= Gabriel Kney =

Canadian pipe organ builder (1929–2024)

Gabriel Kney (21 November 1929 – 8 November 2024) was a Canadian builder of pipe organs based in London, Ontario.

==Life and career==
Kney was born in Speyer, Germany. At the age of 15, he apprenticed to Paul Sattel of Speyer to become an organ builder, and concurrently studied organ and composition with Erhard Quack and Ludwig Doerr at the Bishop’s Institute for Church Music in Speyer.

In 1951, he moved to Canada to work as a voicer with the Keates Organ Co.

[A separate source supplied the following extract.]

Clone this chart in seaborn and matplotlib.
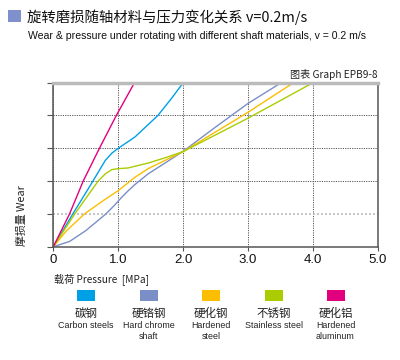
import matplotlib
matplotlib.use("Agg")
import matplotlib.pyplot as plt
import seaborn as sns
import pandas as pd
from matplotlib.patches import Rectangle

sns.set_style("white")
plt.rcParams['font.family'] = ['Liberation Sans', 'Noto Sans CJK SC', 'DejaVu Sans']

# ---- data ----
materials_cn = ["碳钢", "硬铬钢", "硬化钢", "不锈钢", "硬化铝"]
materials_en = ["Carbon steels", "Hard chrome\nshaft", "Hardened\nsteel", "Stainless steel", "Hardened\naluminum"]
colors = ["#00a0e6", "#7a8fc8", "#fbbe00", "#aacc00", "#e3007f"]

carbon_x = [0, 0.3, 0.61, 0.8, 0.9, 1.0, 1.26, 1.61, 1.82, 2.0]
carbon_y = [0, 1.0, 2.0, 2.63, 2.85, 3.0, 3.35, 4.0, 4.52, 5.0]

chrome_x = [0, 0.25, 0.5, 0.81, 0.95, 1.05, 1.15, 1.26, 1.46, 1.72, 2.0, 2.5, 3.0, 3.51]
chrome_y = [0, 0.16, 0.49, 1.0, 1.28, 1.5, 1.7, 1.9, 2.22, 2.55, 2.91, 3.65, 4.37, 5.0]

hardened_x = [0, 0.2, 0.48, 0.75, 1.0, 1.26, 1.46, 1.72, 2.0, 3.0, 3.7]
hardened_y = [0, 0.48, 1.0, 1.38, 1.71, 2.12, 2.38, 2.63, 2.9, 4.1, 5.0]

stainless_x = [0, 0.33, 0.69, 0.8, 0.9, 1.0, 1.15, 1.46, 1.72, 2.0, 3.0, 4.0]
stainless_y = [0, 1.0, 2.0, 2.22, 2.35, 2.38, 2.40, 2.55, 2.71, 2.9, 3.92, 5.0]

alu_x = [0, 0.25, 0.46, 0.71, 0.97, 1.25]
alu_y = [0, 1.0, 2.0, 3.0, 4.0, 5.0]

x_ticks = [0, 1, 2, 3, 4, 5]
x_ticklabels = ["0", "1.0", "2.0", "3.0", "4.0", "5.0"]

series = [(carbon_x, carbon_y), (chrome_x, chrome_y), (hardened_x, hardened_y),
          (stainless_x, stainless_y), (alu_x, alu_y)]
rows = []
for name, (xs, ys) in zip(materials_cn, series):
    for xv, yv in zip(xs, ys):
        rows.append({"material": name, "pressure": xv, "wear": yv})
df = pd.DataFrame(rows)

fig = plt.figure(figsize=(4.0, 3.6), dpi=100)
ax = fig.add_axes([0.1333, 0.3147, 0.8117, 0.4556])

sns.lineplot(data=df, x="pressure", y="wear", hue="material", hue_order=materials_cn,
             palette=dict(zip(materials_cn, colors)), sort=False, estimator=None,
             linewidth=1.0, legend=False, ax=ax)

ax.set_xlim(0, 5)
ax.set_ylim(0, 5)
ax.set_xticks(x_ticks)
ax.set_xticklabels(x_ticklabels)
ax.set_yticks([0, 1, 2, 3, 4, 5])
ax.set_yticklabels([])
ax.set_xlabel("")
ax.set_ylabel("")

ax.grid(True, linestyle=(0, (1.2, 1.2)), color="#555555", linewidth=0.7)
ax.set_axisbelow(True)
for i, gl in enumerate(ax.get_ygridlines()):
    if i == 1:
        gl.set_color("#bbbbbb")
        gl.set_linewidth(1.2)

for s in ["left", "bottom", "right"]:
    ax.spines[s].set_color("#555555")
    ax.spines[s].set_linewidth(1.1)
ax.spines["top"].set_color("#bbbbbb")
ax.spines["top"].set_linewidth(2.5)

ax.tick_params(axis="y", direction="out", length=4.5, color="#555555", width=0.8, left=True)
ax.tick_params(axis="x", direction="out", length=3, color="#555555", width=0.8, bottom=True,
               labelsize=9.5, labelcolor="#111111", pad=2)

# titles
fig.add_artist(Rectangle((8.3 / 400, 1 - 21.7 / 360), 12.4 / 400, 11.7 / 360,
                         transform=fig.transFigure, color="#8090cc", lw=0))
fig.text(27 / 400, 1 - 17 / 360, "旋转磨损随轴材料与压力变化关系 v=0.2m/s",
         fontsize=10.4, va="center", ha="left", color="#111111",
         family=['Noto Sans CJK SC', 'DejaVu Sans'])
fig.text(28 / 400, 1 - 36 / 360,
         "Wear & pressure under rotating with different shaft materials, v = 0.2 m/s",
         fontsize=7.55, va="center", ha="left", color="#111111")
fig.text(378 / 400, 1 - 74 / 360, "图表 Graph EPB9-8", fontsize=7.3, va="center", ha="right",
         color="#222222", family=['Noto Sans CJK SC', 'DejaVu Sans'])
fig.text(22 / 400, 1 - 216 / 360, "摩损量 Wear", fontsize=7.8, rotation=90,
         va="center", ha="center", color="#222222", family=['Noto Sans CJK SC', 'DejaVu Sans'])
fig.text(54 / 400, 1 - 279 / 360, "载荷 Pressure  [MPa]", fontsize=7.3, va="center", ha="left",
         color="#222222", family=['Noto Sans CJK SC', 'DejaVu Sans'])

# legend
centers = [86, 148.5, 211, 274, 335.5]
for cx, col, cn, en in zip(centers, colors, materials_cn, materials_en):
    fig.add_artist(Rectangle(((cx - 9) / 400, 1 - 300.7 / 360), 18 / 400, 10.5 / 360,
                             transform=fig.transFigure, color=col, lw=0))
    fig.text(cx / 400, 1 - 313 / 360, cn, fontsize=8.3, ha="center", va="center",
             color="#222222", family=['Noto Sans CJK SC', 'DejaVu Sans'])
    fig.text(cx / 400, 1 - 321 / 360, en, fontsize=6.4, ha="center", va="top",
             color="#222222", linespacing=1.25)

fig.savefig("out.png", dpi=100)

In 1955 he formed with John Bright the Kney and Bright Organ Co to build tracker organs. Blanton (1957) described their first instrument as "a handsome little organ with mechanical action, slider chests, 1-3/4" pressure". They were at the vanguard of the tracker organ revival in Canada, so much so that they were then to build 30 electro-pneumatic organs before customers caught on and started ordering instruments with mechanical action. In the early 1960s, they rebuilt the organs of Aeolian Hall in London and St Michael's Cathedral in Toronto.

In 1967, Kney formed Gabriel Kney Pipe Organ Builders, Ltd., and by 1990 he and his seven employees had built more than 130 organs for customers across the United States and Canada. Some of the best examples of this company's designs are the organs of Roy Thomson Hall in Toronto, Ontario, Grace and Holy Trinity Cathedral in Kansas City, Christ Church Parish in Pensacola, Florida, and the University of St. Thomas in St. Paul, Minnesota.

Kney died on 8 November 2024, at the age of 94.